A flat-topped hump is to be placed at the downstream of the section P. Assume negligible energy

loss between section P and hump, and consider g as 9.81 m/s². The maximum height of the hump

(expressed in m) which will not change the depth of flow at section P is _________

Answer 1

Concept:

The Froude number is given by,

\({F_r} = \frac{V}{{\sqrt {gD} }}\)

Where,

V = velocity of water, D = Y = depth of water

For critical flow,

F_r = 1, V = V_c, and D =Y_c

\({1} = \frac{V}{{\sqrt {gD} }}\)

\({{\bf{V}}_{\bf{C}}} = \sqrt {{\bf{g}}{{\bf{Y}}_{\bf{c}}}\;} \)

The specific energy equation for the channel

\({\rm{E}} = {\rm{Y}} + \frac{{{{\rm{V}}^2}}}{{2{\rm{g}}}}\)

Specific energy at a critical depth

\({\rm{E}} = {{\rm{Y}}_{\rm{c}}} + \frac{{{{\left( {{{\rm{V}}_{\rm{c}}}} \right)}^2}}}{{2{\rm{g}}}},{\rm{\;we\;know\;that\;\;}}{{\rm{V}}_{\rm{c}}} = \sqrt {{\rm{g}}{{\rm{Y}}_{\rm{c}}}} \)

\({\rm{E}} = {{\rm{Y}}_{\rm{c}}} + \frac{{{{\left( {\sqrt {{\rm{g}}{{\rm{Y}}_{\rm{c}}}} } \right)}^2}}}{{2{\rm{g}}}} = {Y_C} + \frac{1}{2} \times {Y_c} = \frac{3}{2} \times {Y_c}\)

\(\therefore {\rm{E}} = \frac{3}{2} \times {Y_c}\)

Calculation:

Given,

B = width of channel = 3 m

Q = 6 m³/sec, y₁ = 0.5 m

q = Discharge per unit width = Q/B = 6/3 = 2

 \({V_1} = \frac{Q}{{B{y_1}}} = \frac{6}{{3 \times 0.5}} = 4\ m/sec\)

Hump is to be provided.

\(\begin{array}{l} {E_1} = \frac{{V_1^2}}{{2g}} + {y_1}\\ {E_1} = \frac{{{4^2}}}{{2 \times 9.81}} + 0.5 = 1.315\ m \end{array}\)

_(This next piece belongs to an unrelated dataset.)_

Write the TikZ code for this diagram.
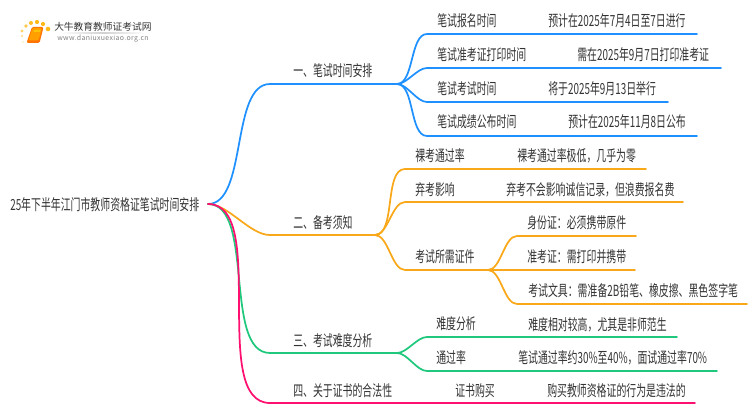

\({E_2} = \frac{3}{2}{y_2}c = \frac{3}{2}{\left( {\frac{{{q^2}}}{g}} \right)^{\frac{1}{3}}} = 1.5 \times {\left( {\frac{{{2^2}}}{{9.81}}} \right)^{\frac{1}{3}}} = 1.112\ m\)

Relation between height of hump (ΔZ ) and specific energy (E)

E1 = E2 + Δz

Δz = E₁ – E₂ = 1.315 – 1.112 = 0.202 m